In the hands of anyone, such a run of words might have provoked a smile. For Joel, something else happened. Instantly, Joel liked the melody of this jokey plonky pushing slogan and made a mental note of it. It was a common practice for the songwriter, and one which had seen him become one of the more affluent members of the current venue he found himself sat in.
However, one line doesn’t make an entire song, and as Joel chewed over that unfortunate truth in the little restaurant, he thought about all the other half-baked lines he had kicking around in his musical pantry. Pushing them with his thoughts across the muddied plate of his mind, it became clear, a few strands a meal did not make.
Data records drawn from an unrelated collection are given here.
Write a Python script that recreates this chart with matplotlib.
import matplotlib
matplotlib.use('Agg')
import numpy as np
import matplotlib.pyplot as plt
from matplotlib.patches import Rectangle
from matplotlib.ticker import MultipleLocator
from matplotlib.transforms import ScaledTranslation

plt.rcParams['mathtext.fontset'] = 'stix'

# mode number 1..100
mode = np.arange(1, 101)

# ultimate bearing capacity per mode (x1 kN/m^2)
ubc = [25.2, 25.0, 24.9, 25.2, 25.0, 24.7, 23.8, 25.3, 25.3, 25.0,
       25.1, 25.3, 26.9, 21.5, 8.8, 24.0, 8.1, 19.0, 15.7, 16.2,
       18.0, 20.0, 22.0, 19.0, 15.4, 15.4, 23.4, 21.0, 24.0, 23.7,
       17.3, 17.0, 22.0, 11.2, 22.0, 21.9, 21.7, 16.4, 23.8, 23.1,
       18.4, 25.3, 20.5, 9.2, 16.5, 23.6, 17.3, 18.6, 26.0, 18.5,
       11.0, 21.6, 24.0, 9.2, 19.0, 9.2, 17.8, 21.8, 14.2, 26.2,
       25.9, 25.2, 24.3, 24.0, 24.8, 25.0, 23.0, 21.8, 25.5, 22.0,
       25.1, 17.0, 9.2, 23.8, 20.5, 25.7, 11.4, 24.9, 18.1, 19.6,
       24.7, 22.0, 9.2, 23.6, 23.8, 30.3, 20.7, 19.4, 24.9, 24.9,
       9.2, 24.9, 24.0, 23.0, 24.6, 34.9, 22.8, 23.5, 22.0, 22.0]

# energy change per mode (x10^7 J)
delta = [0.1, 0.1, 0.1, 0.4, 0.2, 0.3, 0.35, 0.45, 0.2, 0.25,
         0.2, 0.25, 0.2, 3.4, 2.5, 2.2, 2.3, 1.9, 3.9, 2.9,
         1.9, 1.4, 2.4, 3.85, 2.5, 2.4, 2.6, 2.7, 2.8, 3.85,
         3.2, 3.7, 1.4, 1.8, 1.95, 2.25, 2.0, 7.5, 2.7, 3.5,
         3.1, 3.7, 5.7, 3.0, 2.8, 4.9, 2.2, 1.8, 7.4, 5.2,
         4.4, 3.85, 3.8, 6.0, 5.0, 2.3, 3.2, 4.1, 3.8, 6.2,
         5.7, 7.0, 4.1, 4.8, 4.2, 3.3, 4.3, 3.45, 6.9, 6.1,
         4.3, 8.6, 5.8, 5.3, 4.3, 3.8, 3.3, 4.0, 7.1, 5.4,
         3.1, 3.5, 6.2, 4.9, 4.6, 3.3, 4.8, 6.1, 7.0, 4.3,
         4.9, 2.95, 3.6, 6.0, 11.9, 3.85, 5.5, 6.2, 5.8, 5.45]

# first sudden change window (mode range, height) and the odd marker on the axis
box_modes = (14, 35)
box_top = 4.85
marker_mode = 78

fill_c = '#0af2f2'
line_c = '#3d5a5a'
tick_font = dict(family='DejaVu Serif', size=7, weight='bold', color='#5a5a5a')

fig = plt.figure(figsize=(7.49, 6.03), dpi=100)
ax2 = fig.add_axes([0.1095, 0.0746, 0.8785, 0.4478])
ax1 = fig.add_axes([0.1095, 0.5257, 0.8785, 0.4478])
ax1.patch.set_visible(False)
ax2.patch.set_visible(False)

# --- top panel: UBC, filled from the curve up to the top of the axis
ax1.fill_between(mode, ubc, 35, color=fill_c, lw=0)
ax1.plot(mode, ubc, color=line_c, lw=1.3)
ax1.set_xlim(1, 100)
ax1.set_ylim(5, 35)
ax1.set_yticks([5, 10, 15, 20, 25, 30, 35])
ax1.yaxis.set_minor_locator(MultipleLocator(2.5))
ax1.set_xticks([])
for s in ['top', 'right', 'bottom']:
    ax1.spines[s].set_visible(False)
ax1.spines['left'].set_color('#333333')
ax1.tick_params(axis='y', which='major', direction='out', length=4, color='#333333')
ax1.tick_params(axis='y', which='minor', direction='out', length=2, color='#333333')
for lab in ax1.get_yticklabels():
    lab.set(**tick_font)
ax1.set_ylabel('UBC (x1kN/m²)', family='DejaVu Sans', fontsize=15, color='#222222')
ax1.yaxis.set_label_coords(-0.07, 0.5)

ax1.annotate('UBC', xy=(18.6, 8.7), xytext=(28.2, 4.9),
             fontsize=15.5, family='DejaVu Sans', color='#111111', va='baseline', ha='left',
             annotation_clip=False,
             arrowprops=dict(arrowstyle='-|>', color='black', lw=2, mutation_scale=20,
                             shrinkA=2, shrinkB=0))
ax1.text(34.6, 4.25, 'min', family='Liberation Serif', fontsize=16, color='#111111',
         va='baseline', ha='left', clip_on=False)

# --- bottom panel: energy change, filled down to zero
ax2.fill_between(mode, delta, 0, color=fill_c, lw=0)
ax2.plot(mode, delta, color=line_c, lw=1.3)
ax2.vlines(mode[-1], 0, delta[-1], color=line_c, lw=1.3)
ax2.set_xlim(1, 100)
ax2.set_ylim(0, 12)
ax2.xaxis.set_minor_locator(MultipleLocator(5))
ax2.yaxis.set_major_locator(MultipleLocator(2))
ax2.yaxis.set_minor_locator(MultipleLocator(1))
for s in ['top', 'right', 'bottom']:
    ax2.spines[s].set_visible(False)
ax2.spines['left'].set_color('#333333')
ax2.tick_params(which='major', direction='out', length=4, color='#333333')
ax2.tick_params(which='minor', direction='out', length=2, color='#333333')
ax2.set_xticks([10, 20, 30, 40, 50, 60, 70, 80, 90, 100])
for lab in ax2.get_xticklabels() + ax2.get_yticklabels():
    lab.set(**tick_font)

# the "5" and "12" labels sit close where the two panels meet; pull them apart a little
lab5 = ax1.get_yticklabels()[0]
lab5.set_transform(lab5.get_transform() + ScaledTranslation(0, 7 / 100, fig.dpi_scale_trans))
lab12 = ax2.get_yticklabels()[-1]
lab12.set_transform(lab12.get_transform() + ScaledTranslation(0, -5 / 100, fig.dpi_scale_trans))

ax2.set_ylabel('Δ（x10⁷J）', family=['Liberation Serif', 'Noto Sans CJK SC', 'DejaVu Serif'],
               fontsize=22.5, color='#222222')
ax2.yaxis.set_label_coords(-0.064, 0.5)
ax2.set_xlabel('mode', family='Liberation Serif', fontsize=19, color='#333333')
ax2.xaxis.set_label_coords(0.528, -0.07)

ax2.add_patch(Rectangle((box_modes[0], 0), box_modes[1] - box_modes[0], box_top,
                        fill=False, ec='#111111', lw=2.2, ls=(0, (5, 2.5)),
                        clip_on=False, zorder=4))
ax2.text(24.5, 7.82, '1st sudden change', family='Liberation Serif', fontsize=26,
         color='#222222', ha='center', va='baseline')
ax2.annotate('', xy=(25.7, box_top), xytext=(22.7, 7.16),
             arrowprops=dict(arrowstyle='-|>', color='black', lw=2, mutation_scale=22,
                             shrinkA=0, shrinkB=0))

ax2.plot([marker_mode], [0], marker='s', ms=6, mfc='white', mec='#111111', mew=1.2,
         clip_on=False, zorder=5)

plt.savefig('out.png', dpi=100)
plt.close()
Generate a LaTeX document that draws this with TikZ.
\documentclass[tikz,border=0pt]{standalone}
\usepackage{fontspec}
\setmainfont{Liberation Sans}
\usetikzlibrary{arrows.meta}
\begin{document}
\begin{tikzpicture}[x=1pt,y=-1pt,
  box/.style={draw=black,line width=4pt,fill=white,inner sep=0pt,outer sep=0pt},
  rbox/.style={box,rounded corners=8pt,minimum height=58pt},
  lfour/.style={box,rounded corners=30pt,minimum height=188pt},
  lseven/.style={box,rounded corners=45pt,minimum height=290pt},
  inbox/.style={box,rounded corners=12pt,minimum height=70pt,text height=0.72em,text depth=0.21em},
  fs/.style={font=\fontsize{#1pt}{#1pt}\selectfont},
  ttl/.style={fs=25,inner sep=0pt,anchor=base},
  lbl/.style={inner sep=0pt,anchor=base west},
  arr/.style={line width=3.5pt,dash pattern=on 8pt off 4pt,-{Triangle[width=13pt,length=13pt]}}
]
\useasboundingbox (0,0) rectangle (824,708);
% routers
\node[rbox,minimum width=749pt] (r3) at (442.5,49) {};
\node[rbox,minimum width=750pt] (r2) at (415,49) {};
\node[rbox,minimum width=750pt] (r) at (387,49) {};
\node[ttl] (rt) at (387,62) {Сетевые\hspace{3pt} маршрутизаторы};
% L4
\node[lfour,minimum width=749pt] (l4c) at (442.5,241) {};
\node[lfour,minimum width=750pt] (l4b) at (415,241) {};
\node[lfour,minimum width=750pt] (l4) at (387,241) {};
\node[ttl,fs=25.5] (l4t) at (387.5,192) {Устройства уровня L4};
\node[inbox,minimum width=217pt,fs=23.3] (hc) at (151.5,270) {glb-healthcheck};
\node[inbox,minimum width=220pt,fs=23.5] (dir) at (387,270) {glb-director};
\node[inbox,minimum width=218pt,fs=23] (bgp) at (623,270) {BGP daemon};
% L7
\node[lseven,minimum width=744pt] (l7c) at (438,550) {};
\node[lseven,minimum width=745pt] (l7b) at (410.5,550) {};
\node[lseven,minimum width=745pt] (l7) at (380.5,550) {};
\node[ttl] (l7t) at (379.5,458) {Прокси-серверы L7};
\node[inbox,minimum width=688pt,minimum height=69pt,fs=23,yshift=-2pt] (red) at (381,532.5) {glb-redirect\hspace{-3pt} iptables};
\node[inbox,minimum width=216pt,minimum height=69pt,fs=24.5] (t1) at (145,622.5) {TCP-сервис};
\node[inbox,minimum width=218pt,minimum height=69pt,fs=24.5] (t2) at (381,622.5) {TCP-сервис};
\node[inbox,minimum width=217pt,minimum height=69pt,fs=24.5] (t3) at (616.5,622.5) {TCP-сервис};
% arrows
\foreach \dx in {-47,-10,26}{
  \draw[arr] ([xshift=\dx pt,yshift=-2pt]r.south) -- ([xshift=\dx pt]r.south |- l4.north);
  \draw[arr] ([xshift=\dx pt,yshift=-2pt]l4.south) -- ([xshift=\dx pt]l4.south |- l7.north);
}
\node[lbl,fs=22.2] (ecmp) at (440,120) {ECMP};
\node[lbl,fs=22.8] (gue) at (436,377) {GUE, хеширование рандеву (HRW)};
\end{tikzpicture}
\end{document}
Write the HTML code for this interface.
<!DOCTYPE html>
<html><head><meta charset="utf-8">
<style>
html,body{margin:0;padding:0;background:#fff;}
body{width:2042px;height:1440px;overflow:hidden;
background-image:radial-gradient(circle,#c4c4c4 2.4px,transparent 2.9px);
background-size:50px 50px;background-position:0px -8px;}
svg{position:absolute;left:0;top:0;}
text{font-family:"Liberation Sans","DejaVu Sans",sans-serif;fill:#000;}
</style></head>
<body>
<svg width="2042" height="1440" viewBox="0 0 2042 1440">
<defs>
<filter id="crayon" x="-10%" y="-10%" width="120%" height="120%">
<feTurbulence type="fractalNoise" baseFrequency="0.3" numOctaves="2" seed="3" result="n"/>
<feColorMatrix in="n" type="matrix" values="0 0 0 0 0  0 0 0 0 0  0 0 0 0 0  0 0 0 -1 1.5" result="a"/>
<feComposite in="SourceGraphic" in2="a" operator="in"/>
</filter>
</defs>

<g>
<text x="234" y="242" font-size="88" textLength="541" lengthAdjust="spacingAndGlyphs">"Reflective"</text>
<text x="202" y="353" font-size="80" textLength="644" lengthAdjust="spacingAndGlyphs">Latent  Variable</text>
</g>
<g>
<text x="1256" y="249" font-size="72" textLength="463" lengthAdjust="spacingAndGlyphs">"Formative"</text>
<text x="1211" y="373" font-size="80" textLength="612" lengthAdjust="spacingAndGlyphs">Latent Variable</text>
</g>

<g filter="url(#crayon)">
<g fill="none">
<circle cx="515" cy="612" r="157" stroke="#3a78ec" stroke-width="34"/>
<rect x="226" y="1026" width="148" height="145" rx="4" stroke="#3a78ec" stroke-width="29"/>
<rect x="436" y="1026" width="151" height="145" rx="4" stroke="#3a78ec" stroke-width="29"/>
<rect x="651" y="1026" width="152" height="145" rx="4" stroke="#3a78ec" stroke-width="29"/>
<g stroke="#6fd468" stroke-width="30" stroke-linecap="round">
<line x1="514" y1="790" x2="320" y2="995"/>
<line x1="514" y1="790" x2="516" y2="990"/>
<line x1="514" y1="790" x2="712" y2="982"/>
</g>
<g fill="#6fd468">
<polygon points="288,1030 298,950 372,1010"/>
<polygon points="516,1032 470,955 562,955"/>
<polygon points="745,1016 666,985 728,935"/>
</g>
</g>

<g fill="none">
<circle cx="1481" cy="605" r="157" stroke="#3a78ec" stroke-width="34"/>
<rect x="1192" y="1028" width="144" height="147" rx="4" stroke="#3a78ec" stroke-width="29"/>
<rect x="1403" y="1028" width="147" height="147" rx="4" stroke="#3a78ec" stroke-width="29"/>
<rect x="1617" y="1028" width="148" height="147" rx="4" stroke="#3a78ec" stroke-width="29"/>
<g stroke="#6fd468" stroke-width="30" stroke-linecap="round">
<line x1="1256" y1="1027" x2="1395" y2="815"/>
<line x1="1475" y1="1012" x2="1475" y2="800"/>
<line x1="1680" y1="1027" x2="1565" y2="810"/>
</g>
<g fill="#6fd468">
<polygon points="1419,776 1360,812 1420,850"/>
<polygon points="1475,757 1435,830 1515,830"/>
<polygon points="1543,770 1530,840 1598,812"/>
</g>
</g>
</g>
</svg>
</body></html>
He mused over ostensibly plain pieces of lyricism like “Things are OK with me these days,” which he just couldn’t shift, and with a little sauce, suddenly things started to make sense.
This little collage of lines—mini vignettes from his life began to stack up, a bit like an opera. As fate would have it, he was in opera town in a restaurant set up to service the patrons. As he looked around at the crowd, “Things are OK with me these days,” seemed to fit the patrons of this humble Italian restaurant perfectly. He gazed around at yuppie kids who had sadly had to succumb to seats a few tiers cheaper than the royal box and a restaurant that was equally restrained from opulence.
All of a sudden, ‘Scenes from an Italian Restaurant’ was born. The song would be a tale of folks who reached their main course a bit too early, so to speak, and Joel, as the reliable narrator in the corner, contentedly watching it with an air of humility. So, that was the story all sewn up, but what of the sound? Musically, the track was still a jigsaw in his head. At this stage, he welcomed the great puzzle solvers into the equation, the band that figured out so many things for so many people.

“I had always admired the B-side of Abbey Road,” Joel told USA Today regarding the iconic medley that wraps up The Beatles classic, “which was essentially a bunch of songs strung together by [producer] George Martin.”
The genesis of the idea was taken from snippets of recordings ranging from The White Album to the completed but not yet released Let It Be, brought together in a brainwave by Paul McCartney – but producer George Martin also had a significant role to play, as he liked to make more than clear.
He previously told Rolling Stone: “I wanted to get John and Paul to think more seriously about their music,” as “Paul was all for experimenting like that,” and as such, the motive became clear. The medley was The Beatles’ symphony, their farewell magnum opus, which represented seven years as a band, but left an indelible imprint on the world for the rest of time.
As Joel correctly continued: “What happened was The Beatles didn’t have completely finished songs or wholly fleshed-out ideas, and George said, ‘What have you got?’ John said, ‘Well I got this,’ and Paul said, ‘I got that.’ They all sat around and went, ‘Hmm, we can put this together and that’ll fit in there.’ And that’s pretty much what I did.”
Now the cacophony of clamouring restaurant scenes was formed. The whole concept fit perfectly. Each musical transition was like a trip from table-to-table housed under the same ambient Italian feel. The complex time signature switches were like the contrast between Joel’s leisurely dining, and the ageing opera alumni hurriedly racing towards a show.
This all culminated in the anthem that Joel calls his favourite. Speaking about this The Stranger classic, Joel proclaimed it to be the number one Billy Joel song in his entire discography. It is undoubtedly a track that encapsulates the songsmith as an artist.